### Exercise goal:
Please transcribe the listing below in full and word for word, without its pictures.
Dataset section start
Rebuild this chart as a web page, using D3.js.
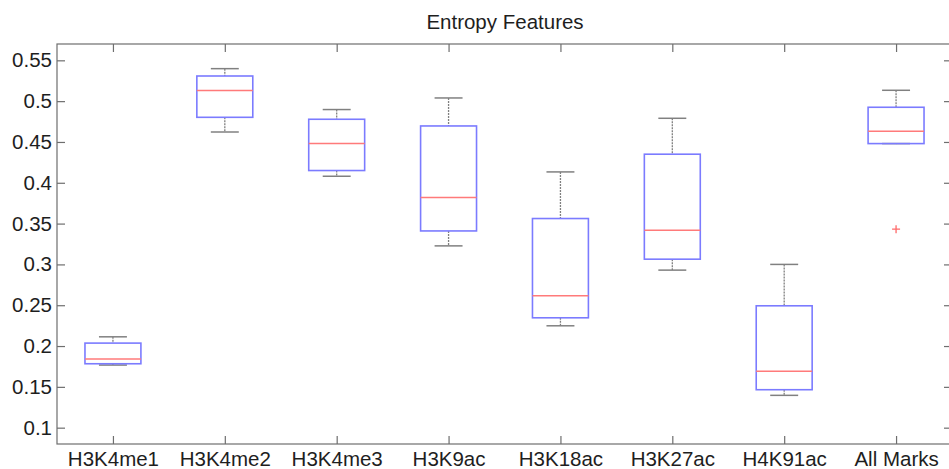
<!DOCTYPE html>
<html><head><meta charset="utf-8">
<script src="https://cdn.jsdelivr.net/npm/d3@7"></script>
<style>body{margin:0;background:#fff}svg{display:block}</style>
</head><body>
<script>
const categories = ["H3K4me1","H3K4me2","H3K4me3","H3K9ac","H3K18ac","H3K27ac","H4K91ac","All Marks"];
const whiskerHigh = [0.2113,0.5398,0.4897,0.5039,0.4133,0.4790,0.3000,0.5133];
const q3          = [0.2036,0.5308,0.4778,0.4696,0.3562,0.4350,0.2493,0.4925];
const medians     = [0.1840,0.5129,0.4480,0.3820,0.2615,0.3419,0.1690,0.4631];
const q1          = [0.1783,0.4802,0.4150,0.3410,0.2346,0.3064,0.1465,0.4480];
const whiskerLow  = [0.1767,0.4622,0.4080,0.3227,0.2248,0.2930,0.1396,0.4480];
const outliers    = [{cat:"All Marks", value:0.3431}];
const yTicks = [0.1,0.15,0.2,0.25,0.3,0.35,0.4,0.45,0.5,0.55];
const yTickLabels = ["0.1","0.15","0.2","0.25","0.3","0.35","0.4","0.45","0.5","0.55"];
const title = "Entropy Features";

const W = 949, H = 469;
const mLeft = 57, mRight = 952, mTop = 44, mBottom = 444;
const svg = d3.select("body").append("svg").attr("width", W).attr("height", H);
const font = "Liberation Sans, Arial, Helvetica, sans-serif";
const fs = 20.5;

const x = d3.scaleLinear().domain([0.5, categories.length + 0.5]).range([mLeft, mRight]);
const y = d3.scaleLinear().domain([0.08, 0.57]).range([mBottom, mTop]);
const axisColor = "#6e6e6e";

svg.append("rect").attr("x", mLeft).attr("y", mTop).attr("width", mRight - mLeft).attr("height", mBottom - mTop)
  .attr("fill", "none").attr("stroke", axisColor).attr("stroke-width", 1.2);

const yAxisL = d3.axisLeft(y).tickValues(yTicks).tickFormat((d,i)=>yTickLabels[i]).tickSizeInner(-8).tickSizeOuter(0).tickPadding(5);
const gL = svg.append("g").attr("transform", `translate(${mLeft},0)`).call(yAxisL);
gL.select(".domain").remove();
gL.selectAll("line").attr("stroke", axisColor).attr("stroke-width", 1.2);
gL.selectAll("text").attr("font-family", font).attr("font-size", fs).attr("fill", "#1e1e1e");

const yAxisR = d3.axisRight(y).tickValues(yTicks).tickFormat("").tickSizeInner(-8).tickSizeOuter(0);
const gR = svg.append("g").attr("transform", `translate(${mRight},0)`).call(yAxisR);
gR.select(".domain").remove();
gR.selectAll("line").attr("stroke", axisColor).attr("stroke-width", 1.2);

const xt = categories.map((c,i)=>i+1);
const xAxisB = d3.axisBottom(x).tickValues(xt).tickFormat((d)=>categories[d-1]).tickSizeInner(-8).tickSizeOuter(0).tickPadding(7.5);
const gB = svg.append("g").attr("transform", `translate(0,${mBottom})`).call(xAxisB);
gB.select(".domain").remove();
gB.selectAll("line").attr("stroke", axisColor).attr("stroke-width", 1.2);
gB.selectAll("text").attr("font-family", font).attr("font-size", fs).attr("fill", "#1e1e1e");

const xAxisT = d3.axisTop(x).tickValues(xt).tickFormat("").tickSizeInner(-8).tickSizeOuter(0);
const gT = svg.append("g").attr("transform", `translate(0,${mTop})`).call(xAxisT);
gT.select(".domain").remove();
gT.selectAll("line").attr("stroke", axisColor).attr("stroke-width", 1.2);

svg.append("text").attr("x", 505).attr("y", 28.5).attr("text-anchor", "middle")
  .attr("font-family", font).attr("font-size", fs).attr("fill", "#1e1e1e").text(title);

const boxW = 0.25, capW = 0.125;
const data = categories.map((c,i)=>({c, i:i+1, hi:whiskerHigh[i], q3:q3[i], med:medians[i], q1:q1[i], lo:whiskerLow[i]}));
const g = svg.append("g");
const whiskColor = "#808080";
data.forEach(d => {
  g.append("line").attr("x1", x(d.i)).attr("x2", x(d.i)).attr("y1", y(d.hi)).attr("y2", y(d.q3))
    .attr("stroke", whiskColor).attr("stroke-width", 1.3).attr("stroke-dasharray", "2,1");
  g.append("line").attr("x1", x(d.i)).attr("x2", x(d.i)).attr("y1", y(d.q1)).attr("y2", y(d.lo))
    .attr("stroke", whiskColor).attr("stroke-width", 1.3).attr("stroke-dasharray", "2,1");
  g.append("line").attr("x1", x(d.i - capW)).attr("x2", x(d.i + capW)).attr("y1", y(d.hi)).attr("y2", y(d.hi))
    .attr("stroke", whiskColor).attr("stroke-width", 1.5);
  g.append("line").attr("x1", x(d.i - capW)).attr("x2", x(d.i + capW)).attr("y1", y(d.lo)).attr("y2", y(d.lo))
    .attr("stroke", whiskColor).attr("stroke-width", 1.5);
  g.append("rect").attr("x", x(d.i - boxW)).attr("width", x(d.i + boxW) - x(d.i - boxW))
    .attr("y", y(d.q3)).attr("height", y(d.q1) - y(d.q3))
    .attr("fill", "none").attr("stroke", "#7b7bff").attr("stroke-width", 1.6);
  g.append("line").attr("x1", x(d.i - boxW)).attr("x2", x(d.i + boxW)).attr("y1", y(d.med)).attr("y2", y(d.med))
    .attr("stroke", "#ff7a7a").attr("stroke-width", 1.5);
});
outliers.forEach(o => {
  const cx = x(categories.indexOf(o.cat) + 1), cy = y(o.value);
  g.append("path").attr("d", `M${cx-4},${cy}H${cx+4}M${cx},${cy-4}V${cy+4}`)
    .attr("stroke", "#ff6a6a").attr("stroke-width", 1.3);
});
</script>
</body></html>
Dataset section end
### Output of the exercise:
Rebuild this chart as a web page, using D3.js.
<!DOCTYPE html>
<html><head><meta charset="utf-8">
<script src="https://cdn.jsdelivr.net/npm/d3@7"></script>
<style>body{margin:0;background:#fff}svg{display:block}</style>
</head><body>
<script>
const categories = ["H3K4me1","H3K4me2","H3K4me3","H3K9ac","H3K18ac","H3K27ac","H4K91ac","All Marks"];
const whiskerHigh = [0.2113,0.5398,0.4897,0.5039,0.4133,0.4790,0.3000,0.5133];
const q3          = [0.2036,0.5308,0.4778,0.4696,0.3562,0.4350,0.2493,0.4925];
const medians     = [0.1840,0.5129,0.4480,0.3820,0.2615,0.3419,0.1690,0.4631];
const q1          = [0.1783,0.4802,0.4150,0.3410,0.2346,0.3064,0.1465,0.4480];
const whiskerLow  = [0.1767,0.4622,0.4080,0.3227,0.2248,0.2930,0.1396,0.4480];
const outliers    = [{cat:"All Marks", value:0.3431}];
const yTicks = [0.1,0.15,0.2,0.25,0.3,0.35,0.4,0.45,0.5,0.55];
const yTickLabels = ["0.1","0.15","0.2","0.25","0.3","0.35","0.4","0.45","0.5","0.55"];
const title = "Entropy Features";

const W = 949, H = 469;
const mLeft = 57, mRight = 952, mTop = 44, mBottom = 444;
const svg = d3.select("body").append("svg").attr("width", W).attr("height", H);
const font = "Liberation Sans, Arial, Helvetica, sans-serif";
const fs = 20.5;

const x = d3.scaleLinear().domain([0.5, categories.length + 0.5]).range([mLeft, mRight]);
const y = d3.scaleLinear().domain([0.08, 0.57]).range([mBottom, mTop]);
const axisColor = "#6e6e6e";

svg.append("rect").attr("x", mLeft).attr("y", mTop).attr("width", mRight - mLeft).attr("height", mBottom - mTop)
  .attr("fill", "none").attr("stroke", axisColor).attr("stroke-width", 1.2);

const yAxisL = d3.axisLeft(y).tickValues(yTicks).tickFormat((d,i)=>yTickLabels[i]).tickSizeInner(-8).tickSizeOuter(0).tickPadding(5);
const gL = svg.append("g").attr("transform", `translate(${mLeft},0)`).call(yAxisL);
gL.select(".domain").remove();
gL.selectAll("line").attr("stroke", axisColor).attr("stroke-width", 1.2);
gL.selectAll("text").attr("font-family", font).attr("font-size", fs).attr("fill", "#1e1e1e");

const yAxisR = d3.axisRight(y).tickValues(yTicks).tickFormat("").tickSizeInner(-8).tickSizeOuter(0);
const gR = svg.append("g").attr("transform", `translate(${mRight},0)`).call(yAxisR);
gR.select(".domain").remove();
gR.selectAll("line").attr("stroke", axisColor).attr("stroke-width", 1.2);

const xt = categories.map((c,i)=>i+1);
const xAxisB = d3.axisBottom(x).tickValues(xt).tickFormat((d)=>categories[d-1]).tickSizeInner(-8).tickSizeOuter(0).tickPadding(7.5);
const gB = svg.append("g").attr("transform", `translate(0,${mBottom})`).call(xAxisB);
gB.select(".domain").remove();
gB.selectAll("line").attr("stroke", axisColor).attr("stroke-width", 1.2);
gB.selectAll("text").attr("font-family", font).attr("font-size", fs).attr("fill", "#1e1e1e");

const xAxisT = d3.axisTop(x).tickValues(xt).tickFormat("").tickSizeInner(-8).tickSizeOuter(0);
const gT = svg.append("g").attr("transform", `translate(0,${mTop})`).call(xAxisT);
gT.select(".domain").remove();
gT.selectAll("line").attr("stroke", axisColor).attr("stroke-width", 1.2);

svg.append("text").attr("x", 505).attr("y", 28.5).attr("text-anchor", "middle")
  .attr("font-family", font).attr("font-size", fs).attr("fill", "#1e1e1e").text(title);

const boxW = 0.25, capW = 0.125;
const data = categories.map((c,i)=>({c, i:i+1, hi:whiskerHigh[i], q3:q3[i], med:medians[i], q1:q1[i], lo:whiskerLow[i]}));
const g = svg.append("g");
const whiskColor = "#808080";
data.forEach(d => {
  g.append("line").attr("x1", x(d.i)).attr("x2", x(d.i)).attr("y1", y(d.hi)).attr("y2", y(d.q3))
    .attr("stroke", whiskColor).attr("stroke-width", 1.3).attr("stroke-dasharray", "2,1");
  g.append("line").attr("x1", x(d.i)).attr("x2", x(d.i)).attr("y1", y(d.q1)).attr("y2", y(d.lo))
    .attr("stroke", whiskColor).attr("stroke-width", 1.3).attr("stroke-dasharray", "2,1");
  g.append("line").attr("x1", x(d.i - capW)).attr("x2", x(d.i + capW)).attr("y1", y(d.hi)).attr("y2", y(d.hi))
    .attr("stroke", whiskColor).attr("stroke-width", 1.5);
  g.append("line").attr("x1", x(d.i - capW)).attr("x2", x(d.i + capW)).attr("y1", y(d.lo)).attr("y2", y(d.lo))
    .attr("stroke", whiskColor).attr("stroke-width", 1.5);
  g.append("rect").attr("x", x(d.i - boxW)).attr("width", x(d.i + boxW) - x(d.i - boxW))
    .attr("y", y(d.q3)).attr("height", y(d.q1) - y(d.q3))
    .attr("fill", "none").attr("stroke", "#7b7bff").attr("stroke-width", 1.6);
  g.append("line").attr("x1", x(d.i - boxW)).attr("x2", x(d.i + boxW)).attr("y1", y(d.med)).attr("y2", y(d.med))
    .attr("stroke", "#ff7a7a").attr("stroke-width", 1.5);
});
outliers.forEach(o => {
  const cx = x(categories.indexOf(o.cat) + 1), cy = y(o.value);
  g.append("path").attr("d", `M${cx-4},${cy}H${cx+4}M${cx},${cy-4}V${cy+4}`)
    .attr("stroke", "#ff6a6a").attr("stroke-width", 1.3);
});
</script>
</body></html>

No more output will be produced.